### DIRECTIONS
Please write the listing below out again exactly, leaving every picture behind.

begin

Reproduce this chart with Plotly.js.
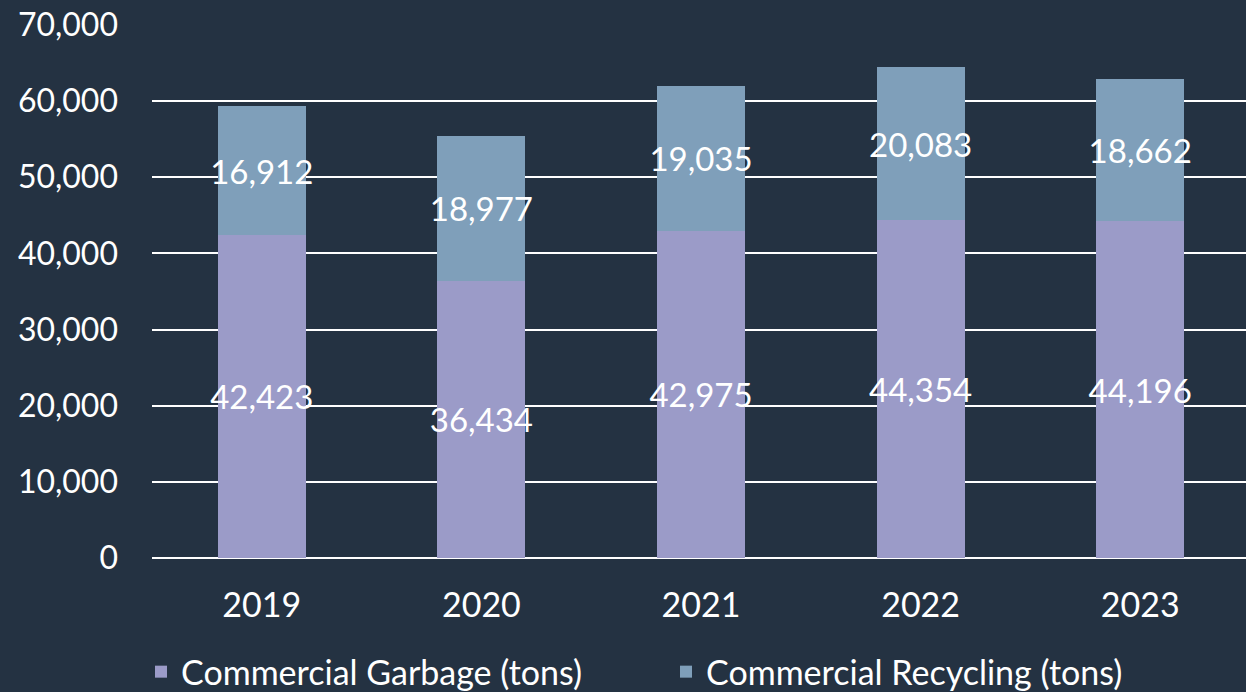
<!DOCTYPE html>
<html><head><meta charset="utf-8">
<script src="https://cdn.plot.ly/plotly-3.0.1.min.js"></script>
<style>html,body{margin:0;padding:0;background:#243242;overflow:hidden;}</style>
</head><body><div id="chart" style="width:1250px;height:692px;"></div>
<script>
const years = ['2019','2020','2021','2022','2023'];
const garbage = [42423, 36434, 42975, 44354, 44196];
const recycling = [16912, 18977, 19035, 20083, 18662];
const seriesNames = ['Commercial Garbage (tons)', 'Commercial Recycling (tons)'];
const fmt = v => v.toLocaleString('en-US');
const font = 'Lato, "Open Sans", sans-serif';
const traces = [
  {type:'bar', name:seriesNames[0], x:years, y:garbage, text:garbage.map(fmt),
   marker:{color:'#9b9bc8', line:{width:0}}},
  {type:'bar', name:seriesNames[1], x:years, y:recycling, text:recycling.map(fmt),
   marker:{color:'#7f9fba', line:{width:0}}}
].map(t => Object.assign(t, {textposition:'inside', insidetextanchor:'middle', constraintext:'none', textangle:0,
   textfont:{family:font, size:33, color:'#ffffff'}, hoverinfo:'skip', cliponaxis:false}));
const layout = {
  width:1250, height:692, paper_bgcolor:'#243242', plot_bgcolor:'#243242',
  barmode:'stack', bargap:0.6,
  margin:{l:152, r:0, t:25, b:134, autoexpand:false},
  font:{family:font, color:'#ffffff', size:32},
  xaxis:{type:'category', showgrid:false, zeroline:false, showline:false, ticks:'', automargin:false,
         tickfont:{size:34, color:'#ffffff'}, ticklabelstandoff:24},
  yaxis:{range:[0,70000], dtick:10000, tickformat:',d', showgrid:true, gridcolor:'#ffffff', gridwidth:2,
         zeroline:true, zerolinecolor:'#ffffff', zerolinewidth:2, showline:false, ticks:'', automargin:false,
         tickfont:{size:32, color:'#ffffff'}, ticklabelstandoff:33},
  showlegend:true,
  legend:{orientation:'h', x:-0.01, xanchor:'left', y:-0.214, yanchor:'middle',
          font:{size:34, color:'#ffffff'}, entrywidth:480, itemwidth:30, traceorder:'normal'}
};
Plotly.newPlot('chart', traces, layout, {displayModeBar:false, staticPlot:true});
</script></body></html>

end

### OUTPUT FOR THIS EXERCISE
Reproduce this chart with Plotly.js.
<!DOCTYPE html>
<html><head><meta charset="utf-8">
<script src="https://cdn.plot.ly/plotly-3.0.1.min.js"></script>
<style>html,body{margin:0;padding:0;background:#243242;overflow:hidden;}</style>
</head><body><div id="chart" style="width:1250px;height:692px;"></div>
<script>
const years = ['2019','2020','2021','2022','2023'];
const garbage = [42423, 36434, 42975, 44354, 44196];
const recycling = [16912, 18977, 19035, 20083, 18662];
const seriesNames = ['Commercial Garbage (tons)', 'Commercial Recycling (tons)'];
const fmt = v => v.toLocaleString('en-US');
const font = 'Lato, "Open Sans", sans-serif';
const traces = [
  {type:'bar', name:seriesNames[0], x:years, y:garbage, text:garbage.map(fmt),
   marker:{color:'#9b9bc8', line:{width:0}}},
  {type:'bar', name:seriesNames[1], x:years, y:recycling, text:recycling.map(fmt),
   marker:{color:'#7f9fba', line:{width:0}}}
].map(t => Object.assign(t, {textposition:'inside', insidetextanchor:'middle', constraintext:'none', textangle:0,
   textfont:{family:font, size:33, color:'#ffffff'}, hoverinfo:'skip', cliponaxis:false}));
const layout = {
  width:1250, height:692, paper_bgcolor:'#243242', plot_bgcolor:'#243242',
  barmode:'stack', bargap:0.6,
  margin:{l:152, r:0, t:25, b:134, autoexpand:false},
  font:{family:font, color:'#ffffff', size:32},
  xaxis:{type:'category', showgrid:false, zeroline:false, showline:false, ticks:'', automargin:false,
         tickfont:{size:34, color:'#ffffff'}, ticklabelstandoff:24},
  yaxis:{range:[0,70000], dtick:10000, tickformat:',d', showgrid:true, gridcolor:'#ffffff', gridwidth:2,
         zeroline:true, zerolinecolor:'#ffffff', zerolinewidth:2, showline:false, ticks:'', automargin:false,
         tickfont:{size:32, color:'#ffffff'}, ticklabelstandoff:33},
  showlegend:true,
  legend:{orientation:'h', x:-0.01, xanchor:'left', y:-0.214, yanchor:'middle',
          font:{size:34, color:'#ffffff'}, entrywidth:480, itemwidth:30, traceorder:'normal'}
};
Plotly.newPlot('chart', traces, layout, {displayModeBar:false, staticPlot:true});
</script></body></html>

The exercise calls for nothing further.